* Start DATA EXTRACT *
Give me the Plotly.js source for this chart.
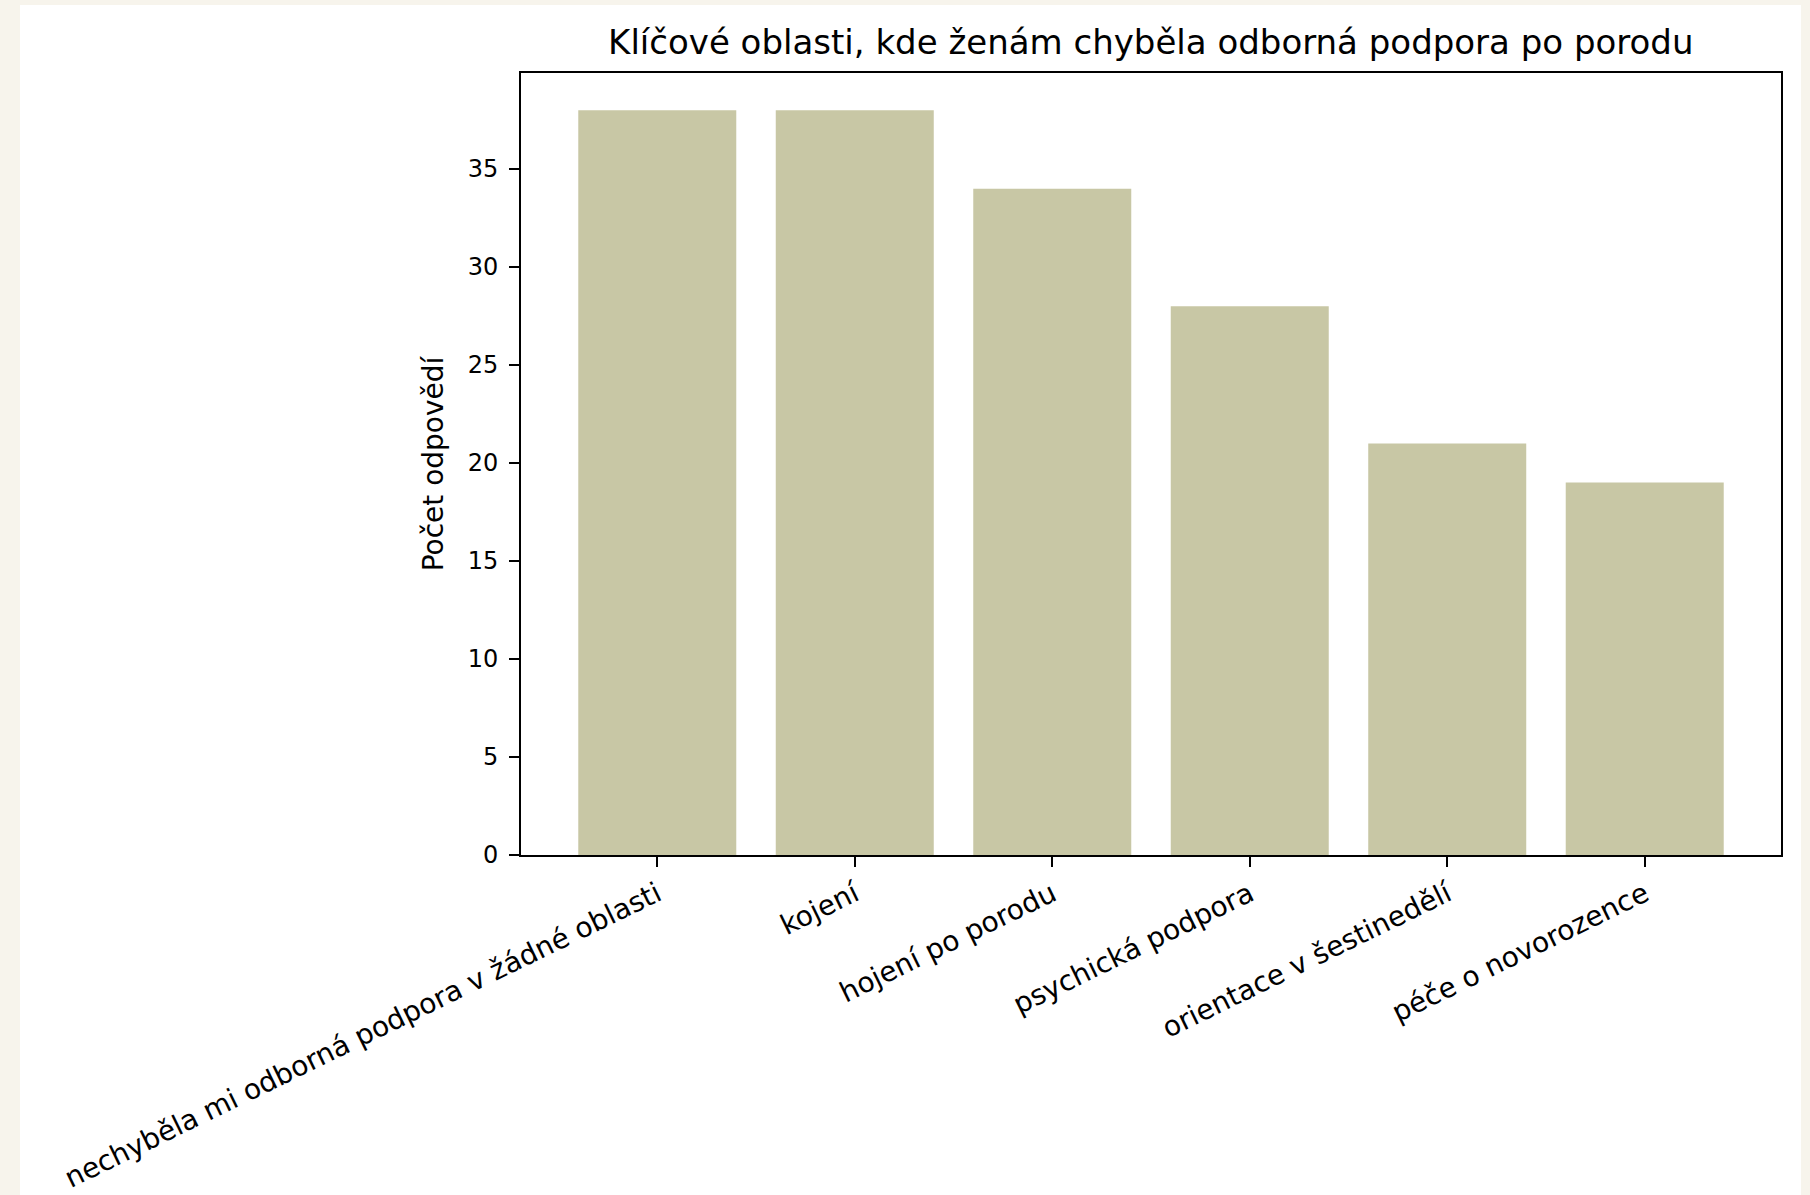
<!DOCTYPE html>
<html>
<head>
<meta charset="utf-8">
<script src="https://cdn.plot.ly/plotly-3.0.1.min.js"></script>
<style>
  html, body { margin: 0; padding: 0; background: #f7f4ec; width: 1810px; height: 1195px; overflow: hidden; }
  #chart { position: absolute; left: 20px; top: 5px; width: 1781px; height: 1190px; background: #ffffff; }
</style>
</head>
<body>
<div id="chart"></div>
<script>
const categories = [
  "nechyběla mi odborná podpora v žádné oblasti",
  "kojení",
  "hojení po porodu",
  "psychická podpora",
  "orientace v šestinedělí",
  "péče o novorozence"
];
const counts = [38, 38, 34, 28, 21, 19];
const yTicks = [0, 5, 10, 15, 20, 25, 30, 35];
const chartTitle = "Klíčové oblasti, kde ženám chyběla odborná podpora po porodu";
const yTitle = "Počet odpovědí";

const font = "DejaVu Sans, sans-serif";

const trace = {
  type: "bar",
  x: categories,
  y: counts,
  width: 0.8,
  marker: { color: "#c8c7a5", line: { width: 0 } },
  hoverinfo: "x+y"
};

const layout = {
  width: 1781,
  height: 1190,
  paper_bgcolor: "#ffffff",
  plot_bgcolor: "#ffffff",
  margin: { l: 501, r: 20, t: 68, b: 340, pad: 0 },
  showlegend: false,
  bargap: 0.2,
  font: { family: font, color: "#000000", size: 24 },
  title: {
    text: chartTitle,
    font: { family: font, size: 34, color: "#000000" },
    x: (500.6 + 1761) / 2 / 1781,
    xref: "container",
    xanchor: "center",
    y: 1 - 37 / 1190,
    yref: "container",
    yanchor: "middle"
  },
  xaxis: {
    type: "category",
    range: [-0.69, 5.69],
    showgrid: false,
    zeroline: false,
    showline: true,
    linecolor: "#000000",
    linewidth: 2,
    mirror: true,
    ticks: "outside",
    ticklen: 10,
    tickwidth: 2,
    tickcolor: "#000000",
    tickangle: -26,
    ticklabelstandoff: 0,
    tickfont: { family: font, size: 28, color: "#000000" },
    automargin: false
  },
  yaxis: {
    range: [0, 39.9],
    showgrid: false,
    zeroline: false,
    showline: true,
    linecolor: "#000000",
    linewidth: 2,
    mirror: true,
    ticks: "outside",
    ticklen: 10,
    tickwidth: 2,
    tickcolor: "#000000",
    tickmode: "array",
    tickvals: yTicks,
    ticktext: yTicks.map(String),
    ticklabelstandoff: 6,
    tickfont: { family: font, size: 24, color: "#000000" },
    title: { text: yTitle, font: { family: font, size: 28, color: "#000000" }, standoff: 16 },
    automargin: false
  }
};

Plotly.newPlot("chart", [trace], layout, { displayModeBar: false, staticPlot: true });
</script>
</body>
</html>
* End DATA EXTRACT *
■ **WORK REQUIRED**
Your task is to repeat the material above exactly, without its pictures.

■ **TASK SOLUTION**
Give me the Plotly.js source for this chart.
<!DOCTYPE html>
<html>
<head>
<meta charset="utf-8">
<script src="https://cdn.plot.ly/plotly-3.0.1.min.js"></script>
<style>
  html, body { margin: 0; padding: 0; background: #f7f4ec; width: 1810px; height: 1195px; overflow: hidden; }
  #chart { position: absolute; left: 20px; top: 5px; width: 1781px; height: 1190px; background: #ffffff; }
</style>
</head>
<body>
<div id="chart"></div>
<script>
const categories = [
  "nechyběla mi odborná podpora v žádné oblasti",
  "kojení",
  "hojení po porodu",
  "psychická podpora",
  "orientace v šestinedělí",
  "péče o novorozence"
];
const counts = [38, 38, 34, 28, 21, 19];
const yTicks = [0, 5, 10, 15, 20, 25, 30, 35];
const chartTitle = "Klíčové oblasti, kde ženám chyběla odborná podpora po porodu";
const yTitle = "Počet odpovědí";

const font = "DejaVu Sans, sans-serif";

const trace = {
  type: "bar",
  x: categories,
  y: counts,
  width: 0.8,
  marker: { color: "#c8c7a5", line: { width: 0 } },
  hoverinfo: "x+y"
};

const layout = {
  width: 1781,
  height: 1190,
  paper_bgcolor: "#ffffff",
  plot_bgcolor: "#ffffff",
  margin: { l: 501, r: 20, t: 68, b: 340, pad: 0 },
  showlegend: false,
  bargap: 0.2,
  font: { family: font, color: "#000000", size: 24 },
  title: {
    text: chartTitle,
    font: { family: font, size: 34, color: "#000000" },
    x: (500.6 + 1761) / 2 / 1781,
    xref: "container",
    xanchor: "center",
    y: 1 - 37 / 1190,
    yref: "container",
    yanchor: "middle"
  },
  xaxis: {
    type: "category",
    range: [-0.69, 5.69],
    showgrid: false,
    zeroline: false,
    showline: true,
    linecolor: "#000000",
    linewidth: 2,
    mirror: true,
    ticks: "outside",
    ticklen: 10,
    tickwidth: 2,
    tickcolor: "#000000",
    tickangle: -26,
    ticklabelstandoff: 0,
    tickfont: { family: font, size: 28, color: "#000000" },
    automargin: false
  },
  yaxis: {
    range: [0, 39.9],
    showgrid: false,
    zeroline: false,
    showline: true,
    linecolor: "#000000",
    linewidth: 2,
    mirror: true,
    ticks: "outside",
    ticklen: 10,
    tickwidth: 2,
    tickcolor: "#000000",
    tickmode: "array",
    tickvals: yTicks,
    ticktext: yTicks.map(String),
    ticklabelstandoff: 6,
    tickfont: { family: font, size: 24, color: "#000000" },
    title: { text: yTitle, font: { family: font, size: 28, color: "#000000" }, standoff: 16 },
    automargin: false
  }
};

Plotly.newPlot("chart", [trace], layout, { displayModeBar: false, staticPlot: true });
</script>
</body>
</html>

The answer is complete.